All right, raise your hands if you thought the New York Jets were dead.
For those of you guilty, detention. Report after school for hours of film from the Jets 2009 and 2010 seasons.
Maybe then you'll see what you hopefully knew coming into this year and should have never forgotten, even after the apparent disaster of a 2-3 start.
The Jets are resilient. They're tough. They're well-coached when it's most important to be. Sometimes they win games and look good. Sometimes they win games and look lucky. But they win.
And because of that, they're still entrenched on the New England Patriots' "teams to fear" list, regarding an attempted run through the AFC playoffs.
Bill Murray must be behind the scenes somewhere. This is the NFL's equivalent to "Groundhog Day."
On Nov. 22, 2009, the Jets lost to New England, 31-14 to fall to 4-6. They were dead. Then they weren't. They won five of the last six games and rolled to the AFC Championship Game in January. They were a better team at that point than was New England, the AFC East Champion busy licking its wounds after a divisional round shellacking by the Baltimore Ravens.
On Dec. 12 of last year, the Jets lost at home to Miami, 10-6, after getting destroyed in New England, 45-3. They were 9-4 and playoff-bound, but as a dysfunctional sixth seed with no playoff potential.
Wrong. The Jets smacked the Patriots in the mouth in a rematch and carried on, again, to the AFC championship game.
Eight days ago, the Jets were 2-3, on a three-game losing streak, suffering from major locker room issues, unable to run the ball or complete a pass beyond the sticks and trailing 3-0 to the winless Miami Dolphins, who were in the red zone and looking to make it 10-0. Surely, finally, at long last, the Jets were ready to be finished off, sabotaged by another bad start.
Wrong. The Jets are back, courtesy of yet another one of their ugly, cheap, flukey, masterful getaways against San Diego. They're 4-3, and unfortunately for New England, they're not going away.

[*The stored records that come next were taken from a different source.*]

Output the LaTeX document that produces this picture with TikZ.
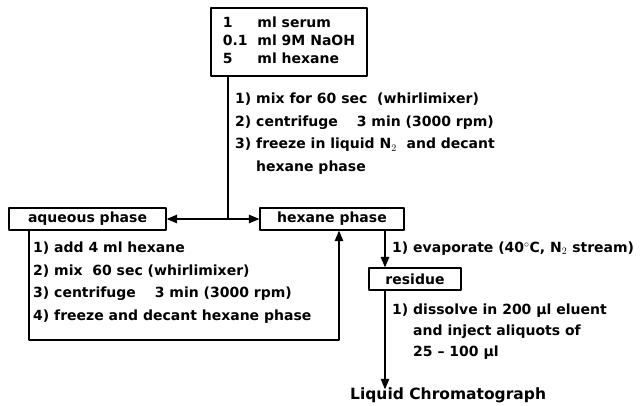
\documentclass[tikz,border=0pt]{standalone}
\usepackage{fontspec}
\setmainfont{DejaVu Sans}
\usetikzlibrary{arrows}

\begin{document}
\begin{tikzpicture}[line cap=round,line join=round,>=triangle 45,x=1pt,y=-1pt,
  box/.style={draw,line width=1.4pt,inner sep=0pt,minimum height=22pt,
    font=\bfseries\fontsize{14}{18}\selectfont},
  steps/.style={anchor=north west,align=left,inner sep=0pt,
    font=\bfseries\fontsize{14}{22.5}\selectfont},
  link/.style={line width=1.4pt}]
\useasboundingbox (0,0) rectangle (642,405);

%kaavion laatikot
\node [box,minimum width=156pt,minimum height=68pt] (mix) at (289,42)
  {\begin{tabular}{@{}l@{\ \ }l@{}}1 & ml serum\\ 0.1 & ml 9M NaOH\\ 5 & ml hexane\end{tabular}};
\node [box,minimum width=157pt] (aq) at (87.5,219) {aqueous phase};
\node [box,minimum width=144pt] (hex) at (332,219) {hexane phase};
\node [box,minimum width=92pt] (res) at (415,279) {residue};
\node [anchor=west,inner sep=0pt,font=\bfseries\fontsize{15.5}{18}\selectfont] (lc) at (350,395) {Liquid Chromatograph};

%vaiheet
\node [steps] (mixsteps) at (235,93) {1) mix for 60 sec \ (whirlimixer)\\
  2) centrifuge \quad 3 min (3000 rpm)\\
  3) freeze in liquid N$_2$ \ and decant\\
  \phantom{3) }hexane phase};
\node [steps] (aqsteps) at (33,242) {1) add 4 ml hexane\\
  2) mix \ 60 sec (whirlimixer)\\
  3) centrifuge \quad 3 min (3000 rpm)\\
  4) freeze and decant hexane phase};
\node [steps] (evap) at (392,242) {1) evaporate (40$^{\circ}$C, N$_2$ stream)};
\node [steps,font=\bfseries\fontsize{14}{21}\selectfont] (diss) at (392,304) {1) dissolve in 200 µl eluent\\
  \phantom{1) }and inject aliquots of\\
  \phantom{1) }25 -- 100 µl};

%yhdyspisteet
\coordinate (j) at (228,219);
\coordinate (lp1) at (29,340);
\coordinate (lp2) at (339,340);
\coordinate (ev) at (385,0);

%viivat
\draw [link] (j |- mix.south) -- (j);
\draw [link,->] (j) -- (aq.east);
\draw [link,->] (j) -- (hex.west);
\draw [link,->] (aq.south -| lp1) -- (lp1) -- (lp2) -- (lp2 |- hex.south);
\draw [link,->] (hex.south -| ev) -- (res.north -| ev);
\draw [link,->] (res.south -| ev) -- ([yshift=-2pt]lc.north -| ev);
\end{tikzpicture}
\end{document}
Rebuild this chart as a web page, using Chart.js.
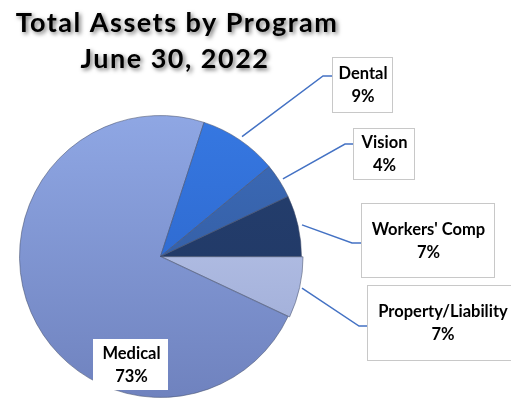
<!DOCTYPE html>
<html>
<head>
<meta charset="utf-8">
<script src="https://cdn.jsdelivr.net/npm/chart.js@4/dist/chart.umd.min.js"></script>
<style>
  html, body { margin: 0; padding: 0; background: #fff; }
  #wrap { position: relative; width: 511px; height: 400px; }
</style>
</head>
<body>
<div id="wrap"><canvas id="grafica" width="511" height="400"></canvas></div>
<script>
// Datos del gráfico (orden horario desde las 3 en punto)
const categorias = ['Property/Liability', 'Medical', 'Dental', 'Vision', "Workers' Comp"];
const porcentajes = [7, 73, 9, 4, 7];
const coloresArriba = ['#C3CEF0', '#8FA7E4', '#3678E2', '#3D6CBA', '#25406F'];
const coloresAbajo = ['#98A6D2', '#6F82BE', '#2A60C2', '#2E5596', '#1F3562'];
const tituloLineas = ['Total Assets by Program', 'June 30, 2022'];

// Cajas de etiquetas (x, y, ancho, alto) y codo del conector
const cajas = [
  { x: 367, y: 285, w: 150, h: 75, codo: [359, 326] },
  { x: 93, y: 339, w: 75, h: 51, codo: null },
  { x: 332, y: 57, w: 60, h: 55, codo: [323, 76] },
  { x: 353, y: 128, w: 61, h: 51, codo: [345, 144] },
  { x: 361, y: 203, w: 133, h: 74, codo: [352, 243] }
];

// Relleno con degradado vertical por sector
function degradado(ctx, i) {
  const area = ctx.chart.chartArea;
  if (!area) return coloresArriba[i];
  const g = ctx.chart.ctx.createLinearGradient(0, area.top, 0, area.bottom);
  g.addColorStop(0, coloresArriba[i]);
  g.addColorStop(1, coloresAbajo[i]);
  return g;
}

// Título con sombra
const pluginTitulo = {
  id: 'tituloSombra',
  afterDraw(chart) {
    const c = chart.ctx;
    c.save();
    c.font = 'bold 27px Lato';
    c.letterSpacing = '1.5px';
    c.textAlign = 'center';
    c.textBaseline = 'middle';
    c.fillStyle = '#000';
    c.shadowColor = 'rgba(0,0,0,0.55)';
    c.shadowBlur = 4;
    c.shadowOffsetX = 2;
    c.shadowOffsetY = 2;
    c.fillText(tituloLineas[0], 177, 23);
    c.fillText(tituloLineas[1], 175, 59);
    c.restore();
  }
};

// Etiquetas con caja y línea guía
const pluginEtiquetas = {
  id: 'etiquetasCaja',
  afterDraw(chart) {
    const c = chart.ctx;
    const arcos = chart.getDatasetMeta(0).data;
    c.save();
    arcos.forEach((arco, i) => {
      const p = arco.getProps(['x', 'y', 'startAngle', 'endAngle', 'outerRadius'], true);
      const b = cajas[i];
      if (b.codo) {
        const medio = (p.startAngle + p.endAngle) / 2;
        const r = p.outerRadius + 4;
        c.beginPath();
        c.moveTo(p.x + Math.cos(medio) * r, p.y + Math.sin(medio) * r);
        c.lineTo(b.codo[0], b.codo[1]);
        c.lineTo(b.x, b.codo[1]);
        c.strokeStyle = '#4472C4';
        c.lineWidth = 1.5;
        c.stroke();
      }
      c.fillStyle = '#fff';
      c.fillRect(b.x, b.y, b.w, b.h);
      if (b.codo) {
        c.strokeStyle = '#C8C8C8';
        c.lineWidth = 1;
        c.strokeRect(b.x + 0.5, b.y + 0.5, b.w, b.h);
      }
      c.fillStyle = '#000';
      c.font = 'bold 16.5px Lato';
      c.textAlign = 'center';
      c.textBaseline = 'middle';
      const cx = b.x + b.w / 2 + 1;
      const cy = b.y + b.h / 2;
      c.fillText(categorias[i], cx, cy - 10.5);
      c.fillText(porcentajes[i] + '%', cx, cy + 12.5);
    });
    c.restore();
  }
};

new Chart(document.getElementById('grafica'), {
  type: 'pie',
  data: {
    labels: categorias,
    datasets: [{
      data: porcentajes,
      backgroundColor: ctx => degradado(ctx, ctx.dataIndex),
      borderColor: 'rgba(70,80,110,0.55)',
      borderWidth: 1,
      offset: [4, 0, 0, 0, 0]
    }]
  },
  options: {
    responsive: false,
    animation: false,
    rotation: 90,
    layout: { padding: { left: 17, right: 207, top: 113, bottom: 0 } },
    plugins: {
      legend: { display: false },
      title: { display: false },
      tooltip: { enabled: false }
    }
  },
  plugins: [pluginTitulo, pluginEtiquetas]
});
</script>
</body>
</html>
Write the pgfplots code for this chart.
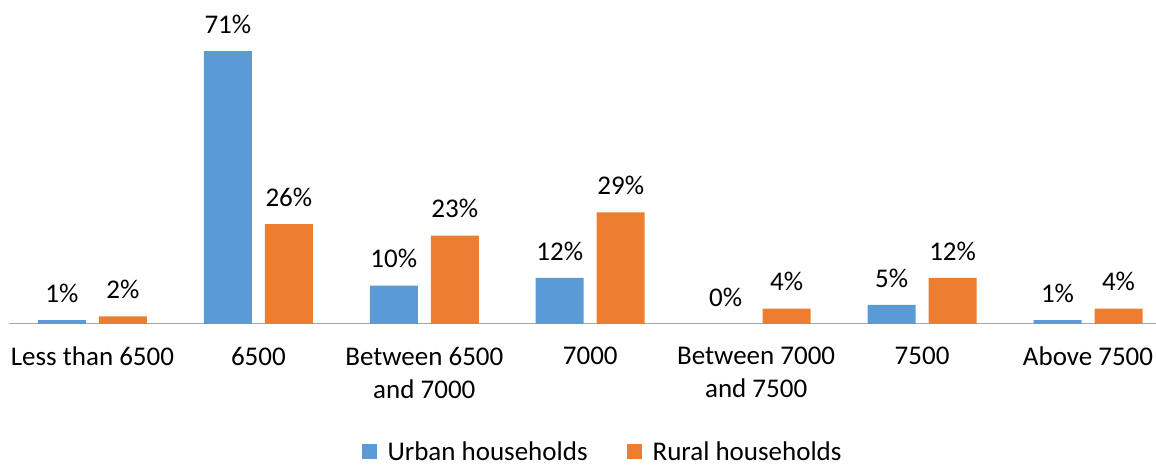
\documentclass[border=0pt]{standalone}
\usepackage{pgfplots}
\pgfplotsset{compat=1.18}
\usepackage{fontspec}
\setmainfont{Carlito}
\definecolor{cblue}{HTML}{5B9BD5}
\definecolor{corange}{HTML}{ED7D31}
\begin{document}
\begin{tikzpicture}[x=1pt,y=1pt]
\useasboundingbox (0,0) rectangle (1156,468);
\begin{axis}[
  at={(9.5pt,144pt)}, anchor=south west,
  scale only axis,
  width=1146.5pt, height=307.6pt,
  xmin=-0.5, xmax=6.41,
  ymin=0, ymax=80,
  axis y line=none,
  axis x line*=bottom,
  x axis line style={draw=black!35, line width=1pt, -},
  xtick={0,1,2,3,4,5,6},
  xticklabels={Less than 6500,6500,{Between 6500\\and 7000},7000,{Between 7000\\and 7500},7500,Above 7500},
  xtick style={draw=none},
  xticklabel style={align=center, font=\fontsize{27}{33}\selectfont, yshift=-15pt},
  ybar=13pt, bar width=48pt,
  clip=false,
  nodes near coords={\pgfmathprintnumber[assume math mode=true]{\pgfplotspointmeta}\%},
  every node near coord/.append style={font=\fontsize{27}{32}\selectfont, text=black, yshift=14pt},
  legend style={at={(0.5168,-0.415)}, anchor=center, draw=none, legend columns=2,
    inner sep=0pt, nodes={inner sep=1pt},
    font=\fontsize{27}{32}\selectfont, /tikz/every even column/.append style={column sep=38pt}},
  legend image code/.code={\fill[#1] (0pt,-7.5pt) rectangle (15pt,7.5pt); \path (25pt,0pt);},
]
\addplot[fill=cblue, draw=none] coordinates {(0,1) (1,71) (2,10) (3,12) (4,0) (5,5) (6,1)};
\addplot[fill=corange, draw=none] coordinates {(0,2) (1,26) (2,23) (3,29) (4,4) (5,12) (6,4)};
\legend{Urban households, Rural households}
\end{axis}
\end{tikzpicture}
\end{document}
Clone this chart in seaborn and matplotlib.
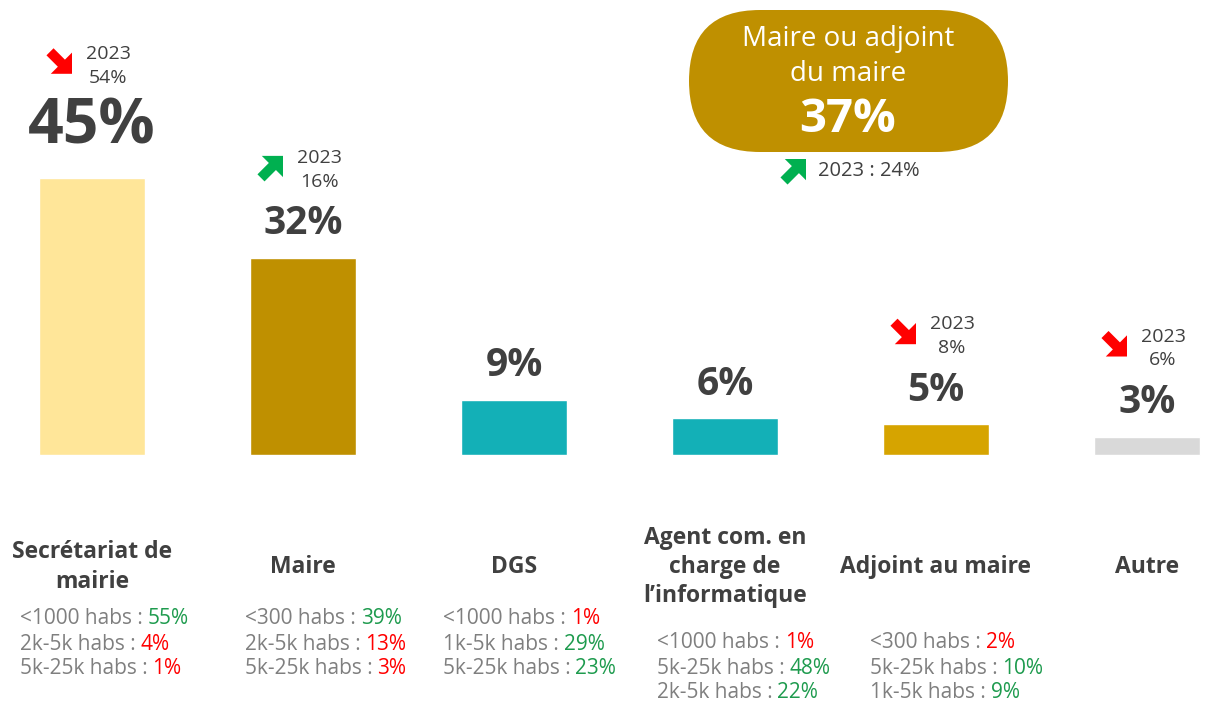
import numpy as np
import pandas as pd
import matplotlib.pyplot as plt
import matplotlib.patches as mpatches
from matplotlib.transforms import ScaledTranslation
import seaborn as sns

# Données du graphique
categories = ['Secrétariat de\nmairie', 'Maire', 'DGS',
              'Agent com. en\ncharge de\nl’informatique', 'Adjoint au maire', 'Autre']
values = [45, 32, 9, 6, 5, 3]
bar_colors = ['#FFE699', '#BF9000', '#13B0B7', '#13B0B7', '#D6A400', '#D9D9D9']
prev_2023 = [54, 16, None, None, 8, 6]
trend = ['down', 'up', None, None, 'down', 'down']

sub_labels = [
    ['<1000 habs :', '2k-5k habs :', '5k-25k habs :'],
    ['<300 habs :', '2k-5k habs :', '5k-25k habs :'],
    ['<1000 habs :', '1k-5k habs :', '5k-25k habs :'],
    ['<1000 habs :', '5k-25k habs :', '2k-5k habs :'],
    ['<300 habs :', '5k-25k habs :', '1k-5k habs :'],
    [],
]
sub_values = [[55, 4, 1], [39, 13, 3], [1, 29, 23], [1, 48, 22], [2, 10, 9], []]
sub_up = [[True, False, False], [True, False, False], [False, True, True],
          [False, True, True], [False, True, True], []]

group_label = 'Maire ou adjoint\ndu maire'
group_value = 37
group_prev = 24

DARK = '#404040'
GREY = '#7F7F7F'
GREEN_TXT = '#1E9B4E'
RED = '#FF0000'
GREEN_ARROW = '#00B050'
GOLD = '#BF9000'

sns.set_style('white')
plt.rcParams['font.family'] = ['Open Sans', 'DejaVu Sans']

df = pd.DataFrame({'cat': categories, 'val': values})

fig = plt.figure(figsize=(12.09, 7.05), dpi=100)
ax = fig.add_axes([0, 0, 1, 1])
sns.barplot(data=df, x='cat', y='val', hue='cat', palette=bar_colors,
            width=0.5, saturation=1, legend=False, ax=ax)
ax.set_xlim(-92 / 211, (1209 - 92) / 211)
ax.set_ylim(-250 / 6.16, 455 / 6.16)
ax.axis('off')

PX = 1 / 100  # pixels -> pouces


def at(i, v):
    # coordonnées en pouces relatives au point (i, v) des données
    return fig.dpi_scale_trans + ScaledTranslation(i, v, ax.transData)


def make_arrow(cx, cy, direction, color, trans):
    d = 11
    if direction == 'down':
        x0, y0, dx, dy = cx - d, cy + d, 2 * d, -2 * d
    else:
        x0, y0, dx, dy = cx - d, cy - d, 2 * d, 2 * d
    return mpatches.FancyArrow(x0 * PX, y0 * PX, dx * PX, dy * PX, width=10 * PX,
                               head_width=30 * PX, head_length=15 * PX,
                               length_includes_head=True, color=color,
                               transform=trans, lw=0)


for i, (v, cat) in enumerate(zip(values, categories)):
    t = at(i, v)
    big = i == 0
    ax.text(0, (51 if big else 34) * PX, f'{v}%', transform=t, ha='center', va='center',
            fontsize=45 if big else 28, fontweight='bold', color=DARK)
    if prev_2023[i] is not None:
        by = 112 if big else 88
        ax.text(16 * PX, by * PX, f'2023\n{prev_2023[i]}%', transform=t, ha='center',
                va='center', fontsize=14, color=DARK, linespacing=1.4)
        ax.add_patch(make_arrow(-31, by + 3, trend[i],
                                RED if trend[i] == 'down' else GREEN_ARROW, t))

    # libellés sous les barres
    t0 = at(i, 0)
    ax.text(0, -112 * PX, cat, transform=t0, ha='center', va='center',
            fontsize=16.5, fontweight='bold', color=DARK, linespacing=1.3)
    left = [-72, -58, -71, -68, -66, 0][i]
    top = -164 if i < 3 else -188
    for k, (lab, sv, up) in enumerate(zip(sub_labels[i], sub_values[i], sub_up[i])):
        g = ax.text(left * PX, (top - 25 * k) * PX, lab, transform=t0, ha='left',
                    va='center', fontsize=15, color=GREY)
        ax.annotate(f'{sv}%', xy=(1, 0.5), xycoords=g, xytext=(3.5, 0),
                    textcoords='offset points', ha='left', va='center',
                    fontsize=15, color=GREEN_TXT if up else RED)

# bulle "Maire ou adjoint du maire"
fd = fig.dpi_scale_trans
bubble = mpatches.FancyBboxPatch((689 * PX, (705 - 152) * PX), 319 * PX, 142 * PX,
                                 boxstyle=f'round,pad=0,rounding_size={71 * PX}',
                                 transform=fd, color=GOLD, lw=0)
fig.patches.append(bubble)
fig.text(848 * PX, (705 - 56.5) * PX, group_label, transform=fd, ha='center', va='center',
         fontsize=20, color='white', linespacing=1.3)
fig.text(848 * PX, (705 - 119) * PX, f'{group_value}%', transform=fd, ha='center',
         va='center', fontsize=34, fontweight='bold', color='white')
fig.text(818 * PX, (705 - 171) * PX, f'2023 : {group_prev}%', transform=fd, ha='left',
         va='center', fontsize=14.5, color=DARK)
fig.patches.append(make_arrow(795, 705 - 170, 'up', GREEN_ARROW, fd))

fig.savefig('out.png', dpi=100)
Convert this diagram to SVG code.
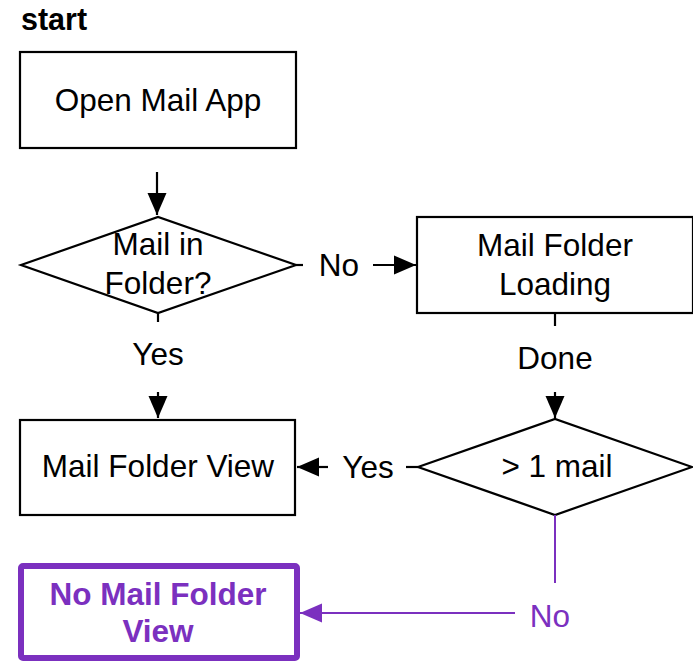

They've put themselves in position where, if they split against Buffalo and beat New England at the Meadowlands (where they've won the past two years), they have a good chance at a 10-6 record and place in the postseason.
It's bad news for the Patriots, but not because they're better than New England. Stop me if you've heard this one, but the Patriots are the better team. They're deeper, they have the better quarterback, they've been the better rushing team, they're a far better offensive team, they've been better against the run and they have the coaching advantage.
But the Jets have two advantages that become key in the playoffs. They have the better defense overall. And they're much better at getting the Patriots to play their way than the other way around.
The Jets aren't the tough matchup the way the Pittsburgh Steelers and the Ravens would be. Those teams are right up there with the Patriots. Put the Patriots and Steelers on the field, line them up and it's anyone's guess who wins. It's the same with Baltimore. On paper and between the sidelines, it's pretty even.
It's not that way against the Jets. The Patriots have the clear advantages, but, as they do against everyone, the Jets boil the game down. Rex Ryan is the best in the league at handling Tom Brady. He takes away Brady's ability to destroy the Jets and makes him kill them gradually in a slow-paced, physical game, the kind where a fluke bounce or missed opportunity determines the winner.
In other words, the kind of game the Jets love.
It's not all bad news for the Patriots, however. Far from it. After all, Bill Belichick's men found the antidote in Week 5, when the Jets tried to pull the same tactic and the Patriots rendered it useless by running the ball effectively and often.
It's hard to win a physical, gritty game when you're the second-most physical and gritty team on the field. Call it an NFL rule of thumb.
The Patriots found what could be the answer to their Jets woes in that victory. Ryan's scheme can't stop the Patriots. Not the Week 5 Patriots, at least. Ryan makes you change your style to beat him, which these Patriots did. Rex's scheme stops you if you stubbornly do one thing over and over. When New England passed, passed and passed in January, Rex stopped New England.
If the Patriots remember that and dedicate themselves to staying balanced, they'll be able to handle whatever challenge Ryan throws at them. It could happen as soon as three weekends from now, when they travel to the Meadowlands.
Imagine that. If the Patriots got a win in that game, then the Jets would really be done for.